The Department of Commerce backed the bill. Sam Smith, the department's government relations director, told the committee it "levels the playing field and allows Minnesotans to safely keep their virtual currencies with a trusted community partner like a credit union or bank." Chase Larson, executive vice president and chief lending officer at St. Cloud Financial Credit Union, testified that roughly 20 percent of the credit union's members already own virtual currency and currently have no institutional resource to turn to.
The kiosk ban
Ten days before the custody bill was signed, Walz put his name on SF 3868 on May 5 — a separate measure that bans virtual currency kiosks across the state entirely beginning August 1. Codified as Section 53B.751 of Minnesota Statutes, it prohibits the installation, operation, maintenance, or public availability of any kiosk or electronic terminal used to exchange cash for cryptocurrency. Existing operators have until December 31, 2026, to physically remove machines and pay out any money or virtual currency held for customers — either in dollars at market value or via transfer to a designated wallet.
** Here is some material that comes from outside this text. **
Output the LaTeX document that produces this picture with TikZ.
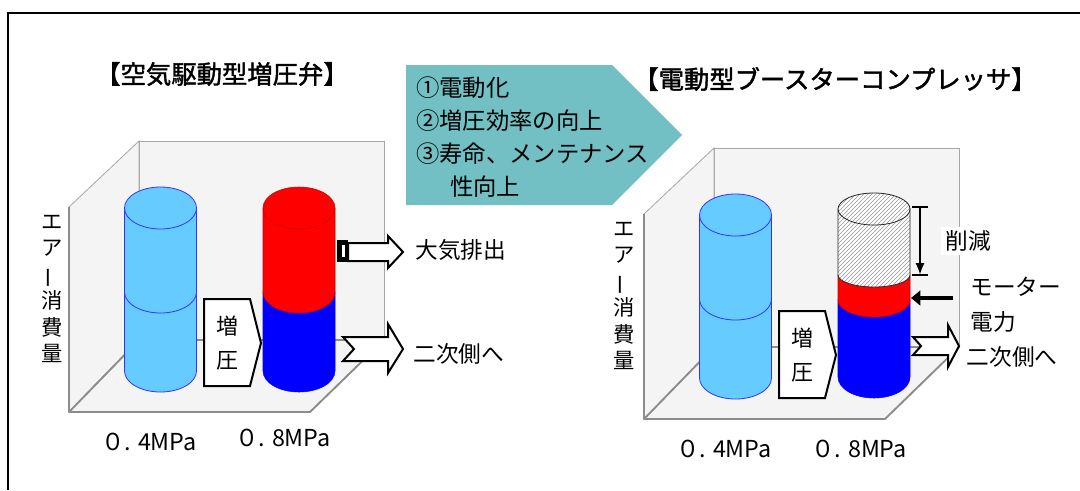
\documentclass[tikz,border=0pt]{standalone}
\usepackage{fontspec}
\setmainfont{Noto Sans CJK JP}
\newfontfamily\ttlfont[BoldFont={Noto Sans CJK JP}, BoldFeatures={FakeBold=1.6}]{Noto Sans CJK JP}
\usetikzlibrary{arrows.meta,patterns,positioning}

\definecolor{wallfill}{HTML}{F4F4F4}
\definecolor{walledge}{HTML}{A6A6A6}
\definecolor{flooredge}{HTML}{8C8C8C}
\definecolor{lowair}{HTML}{66CCFF}
\definecolor{lowrim}{HTML}{3333FF}
\definecolor{hiair}{HTML}{0000FF}
\definecolor{ventair}{HTML}{FF0000}
\definecolor{gainfill}{HTML}{72BFC4}

\newcommand{\cylr}{36}
% one slice of a column: style, centre x, top y, bottom y, radius of the lower rim
\newcommand{\cylpart}[5]{\path[#1] (#2-\cylr,#3) -- (#2-\cylr,#4) arc[start angle=180, end angle=0, x radius=\cylr, y radius=#5] -- (#2+\cylr,#3) -- cycle;}
% top face of a column
\newcommand{\cyltop}[4]{\path[#1] (#2,#3) ellipse[x radius=\cylr, y radius=#4];}

\tikzset{
  wall/.style={fill=wallfill, draw=walledge, line width=0.6pt},
  floorline/.style={draw=flooredge, line width=1.4pt, line join=round},
  lowpart/.style={fill=lowair, draw=lowrim, line width=0.6pt},
  hipart/.style={fill=hiair, draw=hiair, line width=0.4pt},
  ventpart/.style={fill=ventair, draw=ventair!80!black, line width=0.4pt},
  hatchpart/.style={preaction={fill=white}, pattern=north east lines, pattern color=gray!80, draw=black!85, line width=0.6pt},
  blockarrow/.style={fill=white, draw=black, line width=1.5pt, line join=miter},
  ttl/.style={font=\ttlfont\fontsize{19}{22}\selectfont\bfseries},
  txt/.style={font=\fontsize{17}{20}\selectfont, inner sep=1pt},
  gain/.style={font=\fontsize{17.5}{20}\selectfont, inner sep=0pt},
  boosttxt/.style={font=\fontsize{16.5}{25.5}\selectfont, align=center, inner sep=0pt},
  mpa/.style={font=\fontsize{17.5}{20}\selectfont, inner sep=0pt},
  ylab/.style={font=\fontsize{16}{19.8}\selectfont, align=center, inner sep=0pt},
  cutline/.style={line width=1.8pt},
}

\begin{document}
\begin{tikzpicture}[x=0.75pt, y=-0.75pt]
\useasboundingbox (0,0) rectangle (1080,490);
\fill[white] (0,0) rectangle (1080,490);
%\draw[help lines, step=20] (0,0) grid (1080,490);
\draw[line width=1.5pt] (7.5,490) -- (7.5,12.5) -- (1080,12.5);

% chart box and 0.4MPa column, same in both panels
\foreach \px/\py in {0/0, 575/7} {
  \begin{scope}[shift={(\px,\py)}]
    \filldraw[wall] (139,141) rectangle (384,340);
    \filldraw[wall] (69,207) -- (139,141) -- (139,340) -- (69,412) -- cycle;
    \filldraw[wall] (69,412) -- (310,412) -- (384,340) -- (139,340) -- cycle;
    \draw[floorline] (69,207) -- (69,412) -- (310,412) -- (384,340) -- (139,340) -- (69,412);
    \cylpart{lowpart}{160.5}{292}{371}{21}
    \cylpart{lowpart}{160.5}{208}{292}{21}
    \cyltop{lowpart}{160.5}{208}{21}
  \end{scope}
}

% ---- left panel
\node[ttl] (titleL) at (222,74) {【空気駆動型増圧弁】};
\node[ylab] (yaxisL) at (52,289) {エ\\ア\\\rotatebox[origin=c]{90}{ー}\\消\\費\\量};
\cylpart{hipart}{299}{292}{371}{21}
\cylpart{ventpart}{299}{208}{292}{21}
\cyltop{ventpart}{299}{208}{21}
\filldraw[blockarrow] (204,299) -- (250,299) -- (261,343) -- (250,386) -- (204,386) -- cycle;
\node[boosttxt] (boostL) at (227,343) {増\\圧};
% exhaust with silencer
\filldraw[blockarrow] (348,243) -- (388,243) -- (388,236) -- (403,252) -- (388,268) -- (388,261) -- (348,261) -- cycle;
\fill (337,240) rectangle (348,262);
\fill[white] (342,245) rectangle (344.5,257);
\node[txt, anchor=west] (ventL) at (414,250) {大気排出};
\filldraw[blockarrow] (343,337) -- (388,337) -- (388,324) -- (403,349) -- (388,373) -- (388,361) -- (343,361) -- (354,349) -- cycle;
\node[txt, anchor=west] (outL) at (412,354) {二次側へ};
\node[mpa] (lowL) at (149,442) {０. 4MPa};
\node[mpa] (highL) at (283,438) {０. 8MPa};

% ---- improvements
\fill[gainfill] (406,65) -- (612,65) -- (682,135) -- (612,205) -- (406,205) -- cycle;
\foreach \t [count=\i] in {①電動化,②増圧効率の向上,③寿命、メンテナンス}
  \node[gain, anchor=west] (gain\i) at (416,55+33*\i) {\t};
\node[gain, anchor=west] (gain4) at (450,187) {性向上};

% ---- right panel
\node[ttl] (titleR) at (835,79) {【電動型ブースターコンプレッサ】};
\node[ylab] (yaxisR) at (624,296) {エ\\ア\\\rotatebox[origin=c]{90}{ー}\\消\\費\\量};
\cylpart{hipart}{874}{300}{377}{21}
\cylpart{ventpart}{874}{275}{300}{17}
\cylpart{hatchpart}{874}{209}{275}{12}
\cyltop{hatchpart}{874}{209}{16}
\filldraw[blockarrow] (779,311) -- (825,311) -- (836,355) -- (825,398) -- (779,398) -- cycle;
\node[boosttxt] (boostR) at (802,355) {増\\圧};

\coordinate (cutTop) at (920,206);
\coordinate (cutBot) at (920,275);
\draw[cutline, {Bar[width=12pt]}-{Latex[length=9pt,width=7pt]}] (cutTop) -- (cutBot);
\draw[cutline] ([xshift=-6pt]cutBot) -- ([xshift=6pt]cutBot);
\node[txt, fill=white, inner sep=3pt] (cutL) at (968,241) {削減};

\coordinate (motorTail) at (953,298);
\coordinate (motorIn) at (911,298);
\draw[line width=3pt, -{Triangle[length=7pt,width=11pt]}] (motorTail) -- (motorIn);
\node[txt, align=left, anchor=west, font=\fontsize{17}{26}\selectfont] (motorL) at (969,305) {モーター\\電力};

\filldraw[blockarrow] (913,337) -- (948,337) -- (948,325) -- (959,346) -- (948,367) -- (948,355) -- (913,355) -- (921,346) -- cycle;
\node[txt] (outR) at (1012,357) {二次側へ};
\node[mpa] (lowR) at (724,449) {０. 4MPa};
\node[mpa] (highR) at (859,449) {０. 8MPa};
\end{tikzpicture}
\end{document}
SF 3868 was co-authored by Sen. Amanda Hemmingsen-Jaeger. The legislation was driven by law-enforcement data: between 2023 and 2025, the Department of Commerce identified approximately 120 consumer complaints linked to crypto kiosks, representing nearly $1 million in losses. In 2025 alone, roughly 70 cases accounted for more than $540,000 in losses, according to the department. State regulators noted that many incidents go unreported and that consumer recovery rates remain low. The fraud pattern is consistent — scammers posing as government officials or tech support direct victims to deposit cash into a kiosk and transfer it to a wallet the scammer controls.
Minnesota is not alone. Indiana and Tennessee enacted similar kiosk prohibitions earlier in 2026, according to legal analysis published by Shipkevich PLLC.
State and national context
On custody, Minnesota becomes the fourth state — after Wyoming, Virginia, and New York — to establish a statutory framework for bank and credit union virtual-asset custody, and the first in the Midwest to do so. The OCC had already issued guidance permitting nationally chartered banks to offer crypto custody services; the Minnesota law extends equivalent clarity to state-chartered institutions that fall outside federal jurisdiction, allowing community banks and credit unions to compete without relying on out-of-state custodians or informal arrangements. Rep. Steve Elkins (DFL-Bloomington), another of the bill's authors, described the measure at the committee hearing as being about "choice, consumer protection and competitiveness."
The Senate passed HF 3709 on May 6 by a 51–16 vote after amending the bill; the House concurred on May 11. The governor's approval on May 14 completed the process.
Sources: Minnesota House Session Daily, story 18926 (committee hearing on HF 3709, including Perryman, Smith, and Larson statements); Minnesota Legislature bill status page for HF 3709, 94th Legislature (2025–26), showing governor approval May 14 and Secretary of State filing May 15; Shipkevich PLLC analysis of SF 3868 on JD Supra (May 2026); Minnesota Senate bill summary for SF 3868.